Il y a également toute une partie sur l’installation. On accompagne davantage les jeunes agriculteurs pendant leur période d’installation. Ce sont des objectifs très constructifs. Au niveau syndicaliste que ce soit FNSEA, Jeunes Agriculteurs ou bien Chambres d’agriculture, on a vraiment été dans l’anticipation et puis force de proposition. On a trop subi les anciennes Pac. On a tiré les enseignements des erreurs du passé. On a besoin de l’Europe : aujourd’hui, c’est un marché de 480 millions, voire 500 millions de consommateurs. On n’a plus le droit aujourd’hui de faire des distorsions entre nous et de se faire la guerre (emploi, fiscalité...) entre agriculteur européens.

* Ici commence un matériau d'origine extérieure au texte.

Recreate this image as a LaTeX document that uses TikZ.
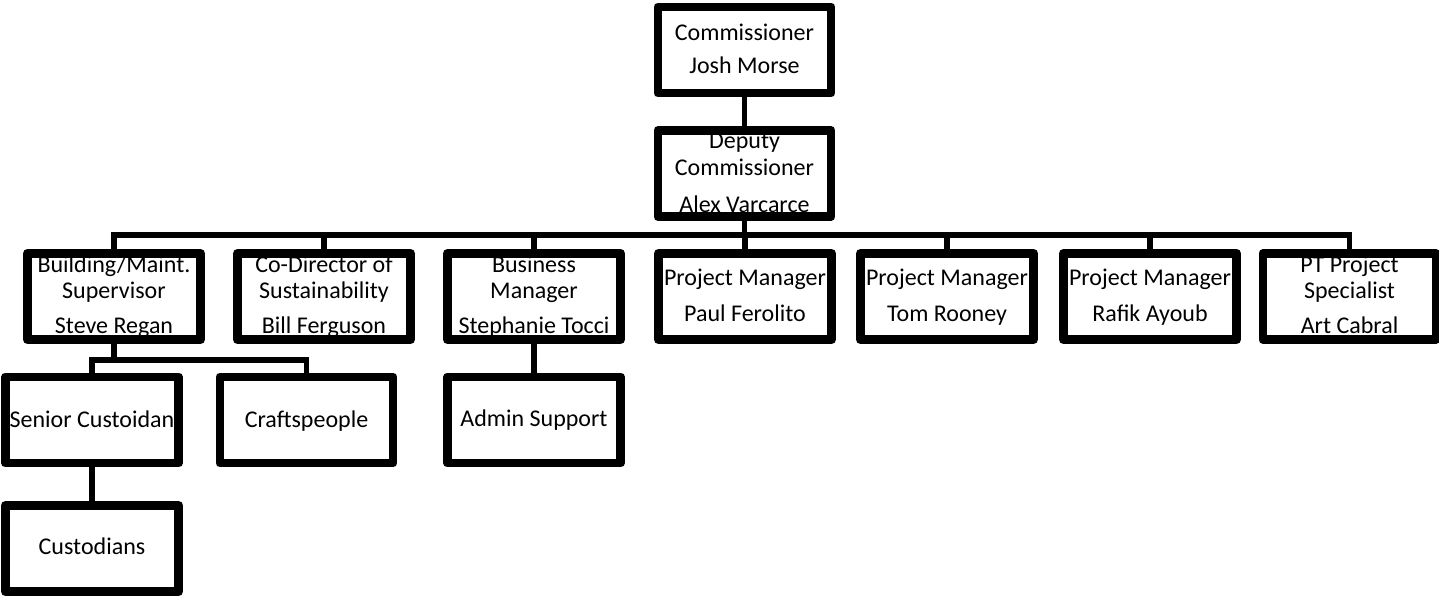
\documentclass[tikz,border=0pt]{standalone}
\usepackage{fontspec}
\newfontfamily\orgfont{Carlito}
\usetikzlibrary{calc,shadows}
\pgfdeclarelayer{background}
\pgfsetlayers{background,main}
\begin{document}
\begin{tikzpicture}[x=1pt,y=-1pt,
  box/.style={rectangle, minimum width=173pt, minimum height=86pt, inner sep=0pt,
    fill=white, drop shadow={shadow xshift=1.5pt, shadow yshift=-2.5pt, opacity=0.25, fill=black}},
  frame/.style={draw=black, line width=8.5pt, line join=round},
  wire/.style={draw=black, line width=5.5pt},
  txt/.style={anchor=base, inner sep=0pt, font=\orgfont\fontsize{24}{26}\selectfont}]
\useasboundingbox (0,0) rectangle (1439,598);

% boxes
\node[box] (comm) at (744.5,50) {};
\node[box] (dep) at (744.5,173.5) {};
\node[box] (bld) at (114,296.5) {};
\node[box] (codir) at (324,296.5) {};
\node[box] (biz) at (534,296.5) {};
\node[box] (paul) at (745,296.5) {};
\node[box] (tom) at (947,296.5) {};
\node[box] (rafik) at (1150,296.5) {};
\node[box] (pt) at (1349.5,296.5) {};
\node[box] (senior) at (92,420) {};
\node[box] (craft) at (306.5,420) {};
\node[box] (admin) at (534,420) {};
\node[box] (cust) at (92,548.5) {};

% connectors
\coordinate (trunk) at (0,235);
\coordinate (split) at (0,360);
\begin{pgfonlayer}{background}
  \draw[wire] (comm.south) -- (dep.north);
  \foreach \c in {bld,codir,biz,paul,tom,rafik,pt}
    \draw[wire] (dep.south) |- (\c.north |- trunk) -- (\c.north);
  \foreach \c in {senior,craft}
    \draw[wire] (bld.south) |- (\c.north |- split) -- (\c.north);
  \draw[wire] (biz.south) -- (admin.north);
  \draw[wire] (senior.south) -- (cust.north);
\end{pgfonlayer}

% texts
\node[txt] (comm-1) at ($(comm)+(0,-10)$) {Commissioner};
\node[txt] (comm-2) at ($(comm)+(0,23)$) {Josh Morse};

\node[txt] (dep-1) at ($(dep)+(0,-25.5)$) {Deputy};
\node[txt] (dep-2) at ($(dep)+(0,1.5)$) {Commissioner};
\node[txt] (dep-3) at ($(dep)+(0,38.5)$) {Alex Varcarce};

\node[txt] (bld-1) at ($(bld)+(0,-24.5)$) {Building/Maint.};
\node[txt] (bld-2) at ($(bld)+(0,1.5)$) {Supervisor};
\node[txt] (bld-3) at ($(bld)+(0,36.5)$) {Steve Regan};

\node[txt] (codir-1) at ($(codir)+(0,-24.5)$) {Co-Director of};
\node[txt] (codir-2) at ($(codir)+(0,1.5)$) {Sustainability};
\node[txt] (codir-3) at ($(codir)+(0,36.5)$) {Bill Ferguson};

\node[txt] (biz-1) at ($(biz)+(0,-24.5)$) {Business};
\node[txt] (biz-2) at ($(biz)+(0,1.5)$) {Manager};
\node[txt] (biz-3) at ($(biz)+(0,36.5)$) {Stephanie Tocci};

\node[txt] (paul-1) at ($(paul)+(0,-11.5)$) {Project Manager};
\node[txt] (paul-2) at ($(paul)+(0,24.5)$) {Paul Ferolito};

\node[txt] (tom-1) at ($(tom)+(0,-11.5)$) {Project Manager};
\node[txt] (tom-2) at ($(tom)+(0,24.5)$) {Tom Rooney};

\node[txt] (rafik-1) at ($(rafik)+(0,-11.5)$) {Project Manager};
\node[txt] (rafik-2) at ($(rafik)+(0,24.5)$) {Rafik Ayoub};

\node[txt] (pt-1) at ($(pt)+(0,-24.5)$) {PT Project};
\node[txt] (pt-2) at ($(pt)+(0,1.5)$) {Specialist};
\node[txt] (pt-3) at ($(pt)+(0,36.5)$) {Art Cabral};

\node[txt] (senior-1) at ($(senior)+(0,7)$) {Senior Custoidan};
\node[txt] (craft-1) at ($(craft)+(0,7)$) {Craftspeople};
\node[txt] (admin-1) at ($(admin)+(0,6)$) {Admin Support};
\node[txt] (cust-1) at ($(cust)+(0,5.5)$) {Custodians};

% thick frames drawn over the texts
\foreach \n in {comm,dep,bld,codir,biz,paul,tom,rafik,pt,senior,craft,admin,cust}
  \draw[frame] (\n.north west) rectangle (\n.south east);
\end{tikzpicture}
\end{document}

Cette Pac 2023 doit redonner de la visibilité à nos exploitations et surtout plus d’accompagnement, davantage d’investissement. On a toujours besoin d’investir dans la recherche et l’innovation, dans de nouveaux matériels ou, en élevage, de bâtiments performants économiquement et énergétiquement. On ne peut pas se limiter à faire de l’entretien du territoire. On est là pour faire vivre le territoire. Le dossier souveraineté alimentaire doit se traduire dans la nouvelle Pac. Que ce soit des circuits courts ou des circuits longs, il faut absolument que l’agriculteur arrive à vivre de son travail.

Le poids du Copa (Syndicats européens agricoles, NDLR) a été très important. On a de la chance d’avoir la présidente de la FNSEA, Christiane Lambert, à la tête de cet organisme. Cela a beaucoup pesé sur l’importance de la France dans l’Europe. Christiane Lambert a mouillé la chemise et a réalisé un travail titanesque pour l’évolution de cette Pac. Dorénavant, les députés, les ministres et la Commission européenne doivent trouver un consensus d’ici 2021, pour que la nouvelle Pac s’applique à partir du 1er janvier 2023.